Nov. 16, 2007—I've always said that on a shoot, there is the first day, and then there is every other day, and it's best to just get the first one out of the way. But maybe because I already played the part of Joe Bennett—the billionaire who has the world by the tail—when we shot the pilot eight months ago, there are none of the usual first-day nerves this time. Like many actors I know, my mundane, doomsday anxieties about work (will this be the time I can't pull it off? Will I be fired?) can manifest as anxieties about physical appearance, which means the first morning in any hair and makeup trailer can get complicated. But today I glide through the rituals with surprising ease.
The vanities of film and television acting—and more specifically, my inability to let them go, to get past them—I continue to find very disquieting. But there is not an actor I know, male or female, who is not at the mirror's mercy. As men, we have it relatively easy: Just don't get too fat, and if you can keep your hair, even better. Women are subject to much more scrutiny. It's no wonder so few ladies in Hollywood are able to move their foreheads.

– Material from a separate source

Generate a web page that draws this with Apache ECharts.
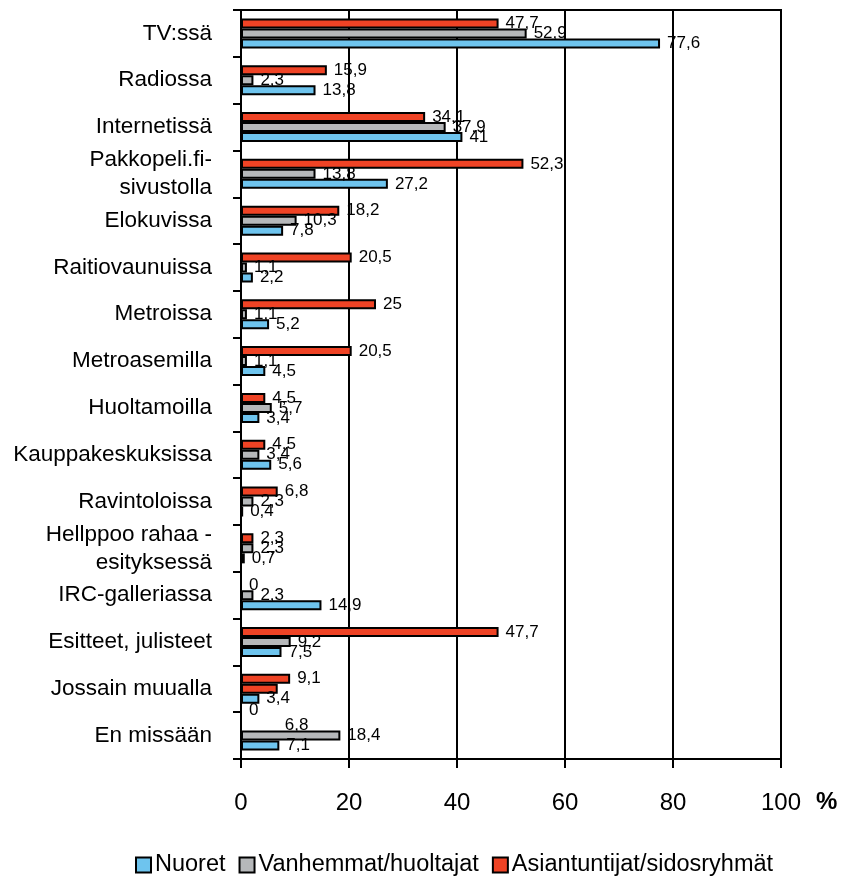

The scene to be shot is a fairly straightforward one in which I drop off lunch at my girlfriend Victory's apartment. Victory, as embodied by Lindsay Price, is a fashion designer and one of the three powerful women around whom the show centers. Wendy, a movie studio head, and Nico, a magazine editor, played by Brooke Shields and Kim Raver, respectively, round out the trio. When we shot the pilot, Lindsay and I discovered that we had an easy, workable chemistry, which is something you have no idea of until you're on the spot. Acting with a new partner is a lot like a blind date. You either click or you don't. When you do, it can carry you a long way, and when you don't, no matter how hard you work, the struggle always shows. Talent is great, but chemistry just works.
After a few technical rehearsals, the director, Tim Busfield, calls, "Action" from the far side of the sound stage. The days of the director sitting under the camera and watching an actor's performance with the naked eye are long over. Usually he can be found at the distant end of a thin, winding cable that leads to a remote corner, where he watches the performance on a small, often grainy, monitor while wearing headphones to hear the dialogue. I have become so accustomed to this setup (which I initially found unnerving in its remoteness) that on the rare occasion when a director does sit and watch my work up close and in person, I feel scrutinized and self-conscious. "Go back behind your box and leave me alone!" I want to shout.
The thing that most directors fail to realize is that during the time between "action" and "cut," the actor is in a vulnerable state (hopefully), and the first words spoken after the take is over fall on very sensitive ears. I have seen offhanded feedback—"Cut. Again. Right away!"—affect an actor like a cold slap of water, whereas a few words of simple encouragement—"Cut. Okay, good. Let's do just one more."—will wash over and ease him into a more relaxed state, helping him to feel like he is a part of a whole, instead of an isolated fool in front of the camera with everyone waiting for him to get it right so they can go to lunch. It's just simple psychology, but you'd be surprised how few directors put themselves in the actor's shoes enough to realize it.
(Nearly as bad as negative feedback is false praise. Nothing makes me feel more unsafe in the hands of a director than when he goes up to an actor and overenthuses, "Great, great!" for what anyone can see is just plain bad acting. In a case like this, when he approaches with his next suggestion, you simply say, "OK, good idea"—and then ignore him and protect yourself. It's not a very satisfying way to work, and it happens more often than you might think.)
Perhaps directors are just too busy. It was only after I had directed a film myself that I realized the director is rarely, if ever, entirely focused on what the actor is doing. He is worried about myriad other things: After all, he has a movie—or in this case, 42 minutes of television—to get in the can. And the motivating force behind many of his decisions is the need to expedite things so he can make his day. But a good director, like an overextended but attentive parent, will catch the important moments.
So naturally, when Tim calls out, "Cut. Great! Print. Moving on" after just the first take, I proclaim him one of the good ones, and after a few more shots from different angles, I'm back in the van on my way home after a few less-than-grueling hours.